Negative feedback is a stabilising mechanism acting to oppose changes to coastal morphology and establish equilibrium. A coastal environment in equilibrium is able to dissipate or reflect incoming energy without the occurrence of sediment input or output and change to morphology. For example; when a beach in equilibrium erodes during a storm it forms an offshore bar that in turn forces waves to break over it. By doing this the waves lose a lot of energy and dissipate before reaching the shoreline, significantly reducing further erosion. When the storm calms, the bar is then re-worked back onto the beach.
In contrast positive feedback pushes a coastal system away from equilibrium by modifying its morphology until a threshold is reached, whereby a different type of response occurs. For example; if a storm event was to breach the foredune of a beach that is not in equilibrium, a vulnerable area would be created, which in turn would become susceptible to the formation of a blowout due to wind exploiting the absence of vegetation.
What is beach morphology?
The origin and evolution of coastal features.
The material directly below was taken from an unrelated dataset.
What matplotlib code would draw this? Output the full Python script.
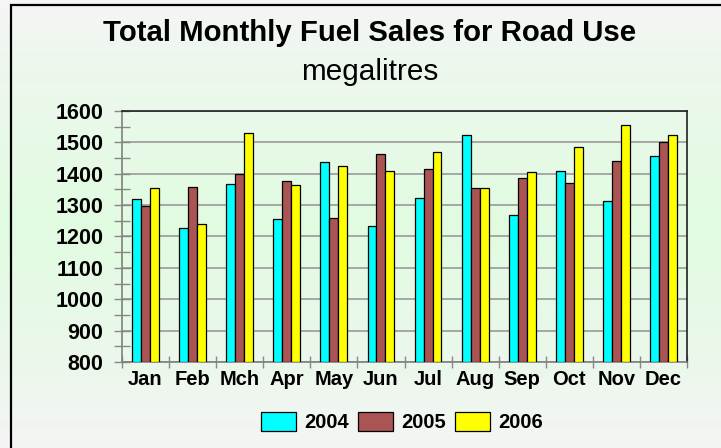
import matplotlib
matplotlib.use('Agg')
import matplotlib.pyplot as plt
import numpy as np
from matplotlib.patches import Rectangle

plt.rcParams['font.family'] = ['Liberation Sans', 'DejaVu Sans']

months = ['Jan', 'Feb', 'Mch', 'Apr', 'May', 'Jun', 'Jul', 'Aug', 'Sep', 'Oct', 'Nov', 'Dec']
sales_2004 = [1318, 1228, 1368, 1255, 1437, 1232, 1322, 1523, 1270, 1410, 1314, 1457]
sales_2005 = [1297, 1357, 1398, 1376, 1258, 1463, 1416, 1356, 1386, 1372, 1440, 1500]
sales_2006 = [1355, 1239, 1531, 1363, 1425, 1408, 1468, 1353, 1404, 1486, 1555, 1525]
years = ['2004', '2005', '2006']
colours = ['#00ffff', '#ab5454', '#ffff00']

fig = plt.figure(figsize=(7.21, 4.48), dpi=100)

# background gradient: grey at top and bottom, pale green in the middle
bg = fig.add_axes([0, 0, 1, 1], zorder=-10)
yy = np.linspace(0, 1, 256)
top = np.array([0.962, 0.962, 0.962])
mid = np.array([0.882, 0.985, 0.882])
bot = np.array([0.960, 0.960, 0.960])
w = np.clip(1 - np.abs(yy - 0.50) / 0.50, 0, 1) ** 0.8
grad = top[None, :] * (1 - w[:, None]) + mid[None, :] * w[:, None]
lower = yy > 0.5
grad[lower] = bot[None, :] * (1 - w[lower, None]) + mid[None, :] * w[lower, None]
bg.imshow(grad[:, None, :], aspect='auto', extent=[0, 1, 0, 1], origin='upper')
bg.set_axis_off()

# outer frame (runs off the right and bottom edges)
fig.patches.append(Rectangle((11 / 721, -0.05), 1.0, 1 - 5 / 448 + 0.05,
                             transform=fig.transFigure, fill=False,
                             edgecolor='black', linewidth=1.6))

ax = fig.add_axes([122 / 721, 86 / 448, 565 / 721, 251 / 448])
ax.patch.set_alpha(0)

x = np.arange(len(months))
bw = 0.19
for i, (vals, col, yr) in enumerate(zip([sales_2004, sales_2005, sales_2006], colours, years)):
    ax.bar(x + (i - 1) * bw, np.array(vals) - 800, bw, bottom=800, color=col,
           edgecolor='black', linewidth=0.9, label=yr, zorder=3)

ax.set_ylim(800, 1600)
ax.set_xlim(-0.5, 11.5)
ax.set_yticks(np.arange(800, 1601, 100))
ax.set_yticks(np.arange(850, 1600, 100), minor=True)
ax.yaxis.grid(True, which='major', color='#9a9a9a', linewidth=1.2, zorder=0)
ax.tick_params(axis='y', which='both', direction='inout', length=11, width=1,
               color='#888888', labelsize=15.5, pad=8)
for lab in ax.get_yticklabels():
    lab.set_fontweight('bold')

ax.set_xticks(np.arange(-0.5, 12, 1))
ax.set_xticklabels([''] * 13)
ax.set_xticks(x, minor=True)
ax.set_xticklabels(months, minor=True, fontsize=14.5, fontweight='bold')
ax.tick_params(axis='x', which='major', direction='inout', length=8, width=1, color='#888888')
ax.tick_params(axis='x', which='minor', length=0, pad=6)

ax.spines['left'].set_color('#808080')
ax.spines['bottom'].set_color('#808080')
ax.spines['top'].set_color('#202020')
ax.spines['right'].set_color('#202020')
for s in ax.spines.values():
    s.set_linewidth(1.2)

fig.text(370 / 721, 1 - 33 / 448, 'Total Monthly Fuel Sales for Road Use', ha='center', va='center',
         fontsize=21.2, fontweight='bold')
fig.text(370 / 721, 1 - 72 / 448, 'megalitres', ha='center', va='center', fontsize=21.4)

fig.legend(loc='center', bbox_to_anchor=(402 / 721, 26 / 448), ncol=3, frameon=False,
           prop={'size': 14.5, 'weight': 'bold'}, handlelength=1.75, handleheight=1.1,
           handletextpad=0.4, columnspacing=0.45)

fig.savefig('out.png', dpi=100)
What is swash and backwash?
When a wave breaks, water is washed up the beach - this is called the swash. Then the water runs back down the beach - this is called the backwash
What is wavelength?
The length of one whole wave (from crest to crest or trough to trough) in metres.
What are high and low energy coastlines?
Low: Low-energy coasts are coasts sheltered from storms and swells by adjacent topographical features (barrier island, reef, embayment, shoal, headland), by their position with respect to prevailing wind direction, by their position in a climatic belt, by gentle offshore topography, or by a combination of these factors.
High: High-energy coasts are those that are exposed to strong, steady, zonal winds and fronts with high wave energies.
What is thermal expansion?
When water heats up, it expands. About half of the past century’s rise in sea level is attributable to warmer oceans simply occupying more space.
What is a plant succession?
Succession is a directional non-seasonal cumulative change in the types of plant species that occupy a given area through time. It involves the processes of colonization, establishment, and extinction which act on the participating plant species.